Direction
Print the lines starting at the line containing "Write a web" and ending at the line containing "31.666, 31.787, 31.784];", exactly and in full, without the pictures.

Provided material
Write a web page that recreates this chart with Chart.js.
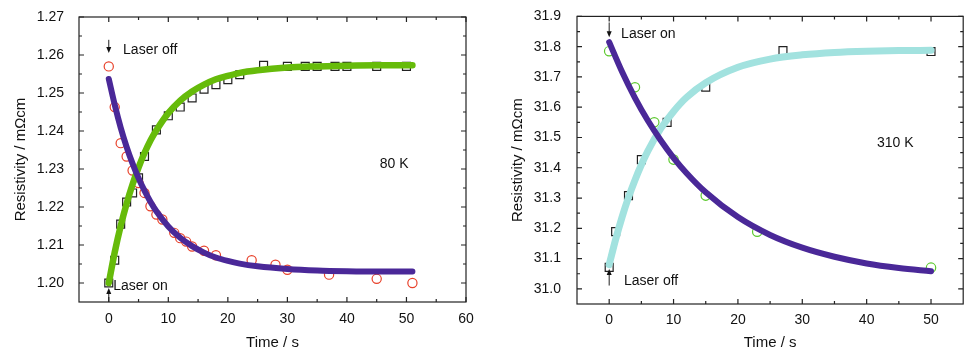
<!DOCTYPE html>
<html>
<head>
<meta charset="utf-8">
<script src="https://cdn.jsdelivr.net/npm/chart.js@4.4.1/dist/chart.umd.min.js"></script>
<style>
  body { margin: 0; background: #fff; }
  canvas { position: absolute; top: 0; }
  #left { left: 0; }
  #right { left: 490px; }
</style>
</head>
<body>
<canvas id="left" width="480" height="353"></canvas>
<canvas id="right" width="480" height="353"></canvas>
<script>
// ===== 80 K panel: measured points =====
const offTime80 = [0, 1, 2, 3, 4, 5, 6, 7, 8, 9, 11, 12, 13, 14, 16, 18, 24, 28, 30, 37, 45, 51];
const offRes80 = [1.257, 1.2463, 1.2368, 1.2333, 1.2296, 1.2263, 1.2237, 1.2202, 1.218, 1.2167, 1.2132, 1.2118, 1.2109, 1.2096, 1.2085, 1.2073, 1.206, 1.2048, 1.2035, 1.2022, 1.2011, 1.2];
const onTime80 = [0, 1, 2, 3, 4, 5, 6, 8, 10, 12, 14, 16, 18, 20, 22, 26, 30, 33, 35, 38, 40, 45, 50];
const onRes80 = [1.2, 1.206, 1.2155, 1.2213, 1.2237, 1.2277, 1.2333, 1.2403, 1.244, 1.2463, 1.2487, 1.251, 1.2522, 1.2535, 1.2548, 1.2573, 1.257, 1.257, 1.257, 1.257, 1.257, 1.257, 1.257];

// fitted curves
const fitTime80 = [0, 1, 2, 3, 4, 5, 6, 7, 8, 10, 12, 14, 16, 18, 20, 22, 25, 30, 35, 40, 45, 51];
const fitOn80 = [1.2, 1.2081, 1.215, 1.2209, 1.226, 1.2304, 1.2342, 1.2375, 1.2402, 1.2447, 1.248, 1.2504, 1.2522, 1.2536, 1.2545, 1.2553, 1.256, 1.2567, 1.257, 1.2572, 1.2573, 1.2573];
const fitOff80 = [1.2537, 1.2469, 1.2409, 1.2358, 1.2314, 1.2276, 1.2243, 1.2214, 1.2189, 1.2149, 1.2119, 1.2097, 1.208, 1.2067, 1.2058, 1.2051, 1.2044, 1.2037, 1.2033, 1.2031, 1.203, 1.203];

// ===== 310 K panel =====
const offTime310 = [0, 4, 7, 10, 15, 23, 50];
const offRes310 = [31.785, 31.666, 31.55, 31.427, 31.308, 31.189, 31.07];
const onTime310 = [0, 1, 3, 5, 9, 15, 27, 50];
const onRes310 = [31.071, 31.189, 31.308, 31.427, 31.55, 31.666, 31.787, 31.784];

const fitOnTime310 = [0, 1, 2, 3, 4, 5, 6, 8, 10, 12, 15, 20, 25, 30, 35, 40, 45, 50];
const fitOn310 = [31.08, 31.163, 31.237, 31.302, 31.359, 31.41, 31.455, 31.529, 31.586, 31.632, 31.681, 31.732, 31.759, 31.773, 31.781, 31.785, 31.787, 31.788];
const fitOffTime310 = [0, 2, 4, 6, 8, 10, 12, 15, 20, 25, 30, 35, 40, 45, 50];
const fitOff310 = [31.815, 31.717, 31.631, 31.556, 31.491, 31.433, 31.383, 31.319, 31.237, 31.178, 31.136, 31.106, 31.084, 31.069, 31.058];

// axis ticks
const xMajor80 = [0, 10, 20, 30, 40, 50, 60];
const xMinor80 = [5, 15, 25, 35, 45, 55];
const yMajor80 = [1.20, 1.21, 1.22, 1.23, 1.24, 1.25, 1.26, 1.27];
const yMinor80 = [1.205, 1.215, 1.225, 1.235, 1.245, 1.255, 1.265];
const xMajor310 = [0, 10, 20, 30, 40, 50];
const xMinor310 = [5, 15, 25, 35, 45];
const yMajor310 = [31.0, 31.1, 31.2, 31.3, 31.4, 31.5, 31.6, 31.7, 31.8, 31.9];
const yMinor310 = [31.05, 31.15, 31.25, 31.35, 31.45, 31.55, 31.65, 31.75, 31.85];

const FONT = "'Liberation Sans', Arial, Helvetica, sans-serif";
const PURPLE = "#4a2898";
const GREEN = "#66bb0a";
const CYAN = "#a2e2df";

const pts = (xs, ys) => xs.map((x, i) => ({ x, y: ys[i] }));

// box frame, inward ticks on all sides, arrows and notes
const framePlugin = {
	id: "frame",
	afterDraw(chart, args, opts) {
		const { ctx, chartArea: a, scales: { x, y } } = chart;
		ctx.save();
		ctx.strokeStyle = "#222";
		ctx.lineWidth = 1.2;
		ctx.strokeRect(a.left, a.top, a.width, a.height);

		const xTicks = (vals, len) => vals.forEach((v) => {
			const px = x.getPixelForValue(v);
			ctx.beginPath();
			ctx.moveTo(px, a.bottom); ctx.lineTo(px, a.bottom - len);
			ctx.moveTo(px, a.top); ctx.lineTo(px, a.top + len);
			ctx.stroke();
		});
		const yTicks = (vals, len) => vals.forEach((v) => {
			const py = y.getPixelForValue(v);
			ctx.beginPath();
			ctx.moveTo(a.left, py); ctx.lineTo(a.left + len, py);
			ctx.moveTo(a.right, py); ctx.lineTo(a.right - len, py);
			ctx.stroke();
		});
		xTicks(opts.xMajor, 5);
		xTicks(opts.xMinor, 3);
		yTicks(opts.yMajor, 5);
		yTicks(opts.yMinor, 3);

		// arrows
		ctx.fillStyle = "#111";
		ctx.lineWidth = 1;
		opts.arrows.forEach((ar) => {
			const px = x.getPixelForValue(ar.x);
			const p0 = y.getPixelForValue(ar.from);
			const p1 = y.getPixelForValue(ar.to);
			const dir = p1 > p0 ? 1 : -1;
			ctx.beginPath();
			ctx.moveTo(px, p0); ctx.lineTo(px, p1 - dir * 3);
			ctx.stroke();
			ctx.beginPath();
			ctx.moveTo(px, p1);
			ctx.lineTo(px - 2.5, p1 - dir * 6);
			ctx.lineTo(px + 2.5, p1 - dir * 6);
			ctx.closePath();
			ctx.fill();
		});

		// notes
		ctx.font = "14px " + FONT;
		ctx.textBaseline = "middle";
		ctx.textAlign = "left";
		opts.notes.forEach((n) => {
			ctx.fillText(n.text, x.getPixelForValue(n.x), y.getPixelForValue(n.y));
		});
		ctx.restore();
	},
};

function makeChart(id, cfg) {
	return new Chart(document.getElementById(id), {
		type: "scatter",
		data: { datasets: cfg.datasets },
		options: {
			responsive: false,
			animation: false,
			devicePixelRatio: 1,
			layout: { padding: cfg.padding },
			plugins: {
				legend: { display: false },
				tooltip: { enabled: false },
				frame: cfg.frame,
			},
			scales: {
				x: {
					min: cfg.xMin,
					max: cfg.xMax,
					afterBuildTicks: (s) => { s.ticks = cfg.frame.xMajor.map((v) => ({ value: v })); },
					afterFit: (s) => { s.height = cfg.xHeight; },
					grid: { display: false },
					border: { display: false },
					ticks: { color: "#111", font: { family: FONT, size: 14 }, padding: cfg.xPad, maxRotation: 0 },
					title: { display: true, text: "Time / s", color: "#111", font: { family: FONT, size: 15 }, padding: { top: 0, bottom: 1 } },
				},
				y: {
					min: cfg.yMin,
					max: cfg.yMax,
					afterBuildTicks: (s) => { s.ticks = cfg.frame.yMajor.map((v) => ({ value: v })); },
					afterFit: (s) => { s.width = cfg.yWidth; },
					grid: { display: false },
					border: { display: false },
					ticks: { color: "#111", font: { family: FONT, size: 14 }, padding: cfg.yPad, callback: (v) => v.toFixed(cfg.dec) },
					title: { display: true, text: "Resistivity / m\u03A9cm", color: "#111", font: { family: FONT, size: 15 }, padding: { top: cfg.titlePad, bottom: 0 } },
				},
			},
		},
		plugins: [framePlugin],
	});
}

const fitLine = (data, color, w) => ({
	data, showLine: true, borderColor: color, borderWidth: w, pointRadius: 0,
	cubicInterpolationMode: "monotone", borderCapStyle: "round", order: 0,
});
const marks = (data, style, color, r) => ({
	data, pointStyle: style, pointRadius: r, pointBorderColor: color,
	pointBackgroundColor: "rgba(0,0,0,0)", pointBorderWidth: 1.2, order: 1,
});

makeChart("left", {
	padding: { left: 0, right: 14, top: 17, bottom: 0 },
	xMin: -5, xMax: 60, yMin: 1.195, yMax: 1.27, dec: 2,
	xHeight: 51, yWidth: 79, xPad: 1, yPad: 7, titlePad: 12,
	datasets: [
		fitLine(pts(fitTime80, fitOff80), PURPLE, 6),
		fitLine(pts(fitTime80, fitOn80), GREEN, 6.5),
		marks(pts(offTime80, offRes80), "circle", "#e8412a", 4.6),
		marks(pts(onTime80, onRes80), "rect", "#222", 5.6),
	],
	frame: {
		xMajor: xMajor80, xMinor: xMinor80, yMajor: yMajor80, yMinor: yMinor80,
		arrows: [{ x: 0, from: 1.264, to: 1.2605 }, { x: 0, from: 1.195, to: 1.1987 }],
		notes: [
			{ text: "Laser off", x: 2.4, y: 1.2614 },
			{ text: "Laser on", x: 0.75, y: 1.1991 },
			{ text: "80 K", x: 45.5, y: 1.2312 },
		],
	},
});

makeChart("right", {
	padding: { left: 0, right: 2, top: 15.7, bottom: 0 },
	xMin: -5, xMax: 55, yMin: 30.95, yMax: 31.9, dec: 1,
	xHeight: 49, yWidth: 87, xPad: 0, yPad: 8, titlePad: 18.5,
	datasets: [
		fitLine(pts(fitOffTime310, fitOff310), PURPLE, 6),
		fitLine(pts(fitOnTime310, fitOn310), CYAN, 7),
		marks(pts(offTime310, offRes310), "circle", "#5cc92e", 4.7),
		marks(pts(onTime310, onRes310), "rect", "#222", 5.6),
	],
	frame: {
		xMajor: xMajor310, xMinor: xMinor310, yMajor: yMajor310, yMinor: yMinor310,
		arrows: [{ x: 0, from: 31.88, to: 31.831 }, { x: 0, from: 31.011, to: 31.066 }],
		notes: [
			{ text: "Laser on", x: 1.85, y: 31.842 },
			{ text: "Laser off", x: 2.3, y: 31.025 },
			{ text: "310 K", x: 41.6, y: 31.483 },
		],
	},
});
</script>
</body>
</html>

...

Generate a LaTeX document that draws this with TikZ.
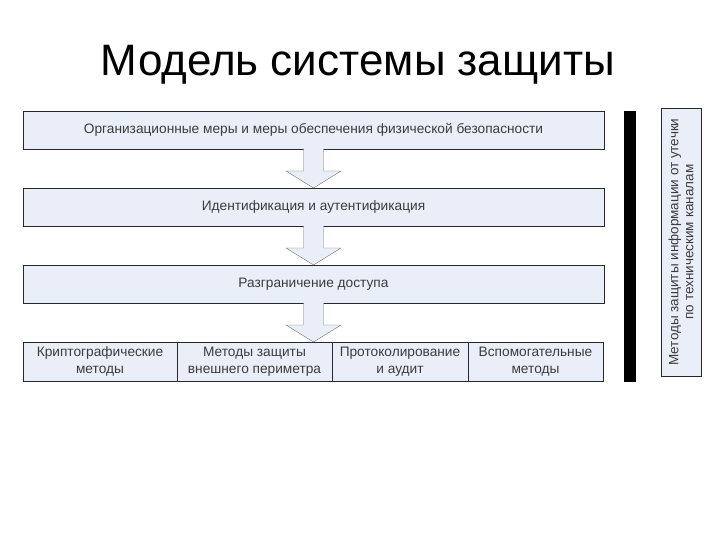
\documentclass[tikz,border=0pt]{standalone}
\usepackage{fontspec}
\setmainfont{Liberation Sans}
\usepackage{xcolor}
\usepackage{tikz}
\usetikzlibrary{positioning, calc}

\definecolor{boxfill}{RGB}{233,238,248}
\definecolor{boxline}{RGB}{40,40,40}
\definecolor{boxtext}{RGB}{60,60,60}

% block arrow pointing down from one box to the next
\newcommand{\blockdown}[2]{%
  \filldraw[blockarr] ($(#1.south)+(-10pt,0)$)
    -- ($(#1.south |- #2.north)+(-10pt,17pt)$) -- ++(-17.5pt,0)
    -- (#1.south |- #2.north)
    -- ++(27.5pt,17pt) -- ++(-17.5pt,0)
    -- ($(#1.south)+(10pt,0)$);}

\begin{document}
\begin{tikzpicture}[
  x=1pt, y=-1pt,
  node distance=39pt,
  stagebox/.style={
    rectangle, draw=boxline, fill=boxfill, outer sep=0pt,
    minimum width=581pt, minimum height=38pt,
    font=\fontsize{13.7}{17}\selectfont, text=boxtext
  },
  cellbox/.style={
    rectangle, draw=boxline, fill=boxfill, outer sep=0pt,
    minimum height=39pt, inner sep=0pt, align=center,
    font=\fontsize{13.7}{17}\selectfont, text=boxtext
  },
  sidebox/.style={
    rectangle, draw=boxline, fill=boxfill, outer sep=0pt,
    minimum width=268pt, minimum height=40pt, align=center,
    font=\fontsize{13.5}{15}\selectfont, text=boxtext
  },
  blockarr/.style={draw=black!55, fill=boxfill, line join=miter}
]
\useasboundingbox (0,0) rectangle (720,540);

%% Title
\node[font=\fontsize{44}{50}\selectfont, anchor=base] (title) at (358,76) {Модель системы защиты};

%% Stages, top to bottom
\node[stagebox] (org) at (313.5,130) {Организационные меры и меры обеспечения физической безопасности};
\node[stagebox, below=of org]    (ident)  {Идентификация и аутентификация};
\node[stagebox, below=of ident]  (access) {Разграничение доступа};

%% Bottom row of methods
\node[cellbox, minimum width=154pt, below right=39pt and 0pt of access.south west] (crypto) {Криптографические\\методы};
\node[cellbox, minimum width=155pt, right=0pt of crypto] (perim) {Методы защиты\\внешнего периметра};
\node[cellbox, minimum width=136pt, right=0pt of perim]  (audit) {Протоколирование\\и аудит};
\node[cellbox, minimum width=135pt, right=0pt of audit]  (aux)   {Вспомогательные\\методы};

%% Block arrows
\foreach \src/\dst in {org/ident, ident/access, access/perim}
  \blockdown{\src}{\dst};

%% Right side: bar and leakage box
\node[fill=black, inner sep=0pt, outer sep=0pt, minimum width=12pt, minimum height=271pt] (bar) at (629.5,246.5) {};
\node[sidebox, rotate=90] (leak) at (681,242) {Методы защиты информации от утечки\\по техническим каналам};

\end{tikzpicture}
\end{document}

Response for this exercise
Write a web page that recreates this chart with Chart.js.
<!DOCTYPE html>
<html>
<head>
<meta charset="utf-8">
<script src="https://cdn.jsdelivr.net/npm/chart.js@4.4.1/dist/chart.umd.min.js"></script>
<style>
  body { margin: 0; background: #fff; }
  canvas { position: absolute; top: 0; }
  #left { left: 0; }
  #right { left: 490px; }
</style>
</head>
<body>
<canvas id="left" width="480" height="353"></canvas>
<canvas id="right" width="480" height="353"></canvas>
<script>
// ===== 80 K panel: measured points =====
const offTime80 = [0, 1, 2, 3, 4, 5, 6, 7, 8, 9, 11, 12, 13, 14, 16, 18, 24, 28, 30, 37, 45, 51];
const offRes80 = [1.257, 1.2463, 1.2368, 1.2333, 1.2296, 1.2263, 1.2237, 1.2202, 1.218, 1.2167, 1.2132, 1.2118, 1.2109, 1.2096, 1.2085, 1.2073, 1.206, 1.2048, 1.2035, 1.2022, 1.2011, 1.2];
const onTime80 = [0, 1, 2, 3, 4, 5, 6, 8, 10, 12, 14, 16, 18, 20, 22, 26, 30, 33, 35, 38, 40, 45, 50];
const onRes80 = [1.2, 1.206, 1.2155, 1.2213, 1.2237, 1.2277, 1.2333, 1.2403, 1.244, 1.2463, 1.2487, 1.251, 1.2522, 1.2535, 1.2548, 1.2573, 1.257, 1.257, 1.257, 1.257, 1.257, 1.257, 1.257];

// fitted curves
const fitTime80 = [0, 1, 2, 3, 4, 5, 6, 7, 8, 10, 12, 14, 16, 18, 20, 22, 25, 30, 35, 40, 45, 51];
const fitOn80 = [1.2, 1.2081, 1.215, 1.2209, 1.226, 1.2304, 1.2342, 1.2375, 1.2402, 1.2447, 1.248, 1.2504, 1.2522, 1.2536, 1.2545, 1.2553, 1.256, 1.2567, 1.257, 1.2572, 1.2573, 1.2573];
const fitOff80 = [1.2537, 1.2469, 1.2409, 1.2358, 1.2314, 1.2276, 1.2243, 1.2214, 1.2189, 1.2149, 1.2119, 1.2097, 1.208, 1.2067, 1.2058, 1.2051, 1.2044, 1.2037, 1.2033, 1.2031, 1.203, 1.203];

// ===== 310 K panel =====
const offTime310 = [0, 4, 7, 10, 15, 23, 50];
const offRes310 = [31.785, 31.666, 31.55, 31.427, 31.308, 31.189, 31.07];
const onTime310 = [0, 1, 3, 5, 9, 15, 27, 50];
const onRes310 = [31.071, 31.189, 31.308, 31.427, 31.55, 31.666, 31.787, 31.784];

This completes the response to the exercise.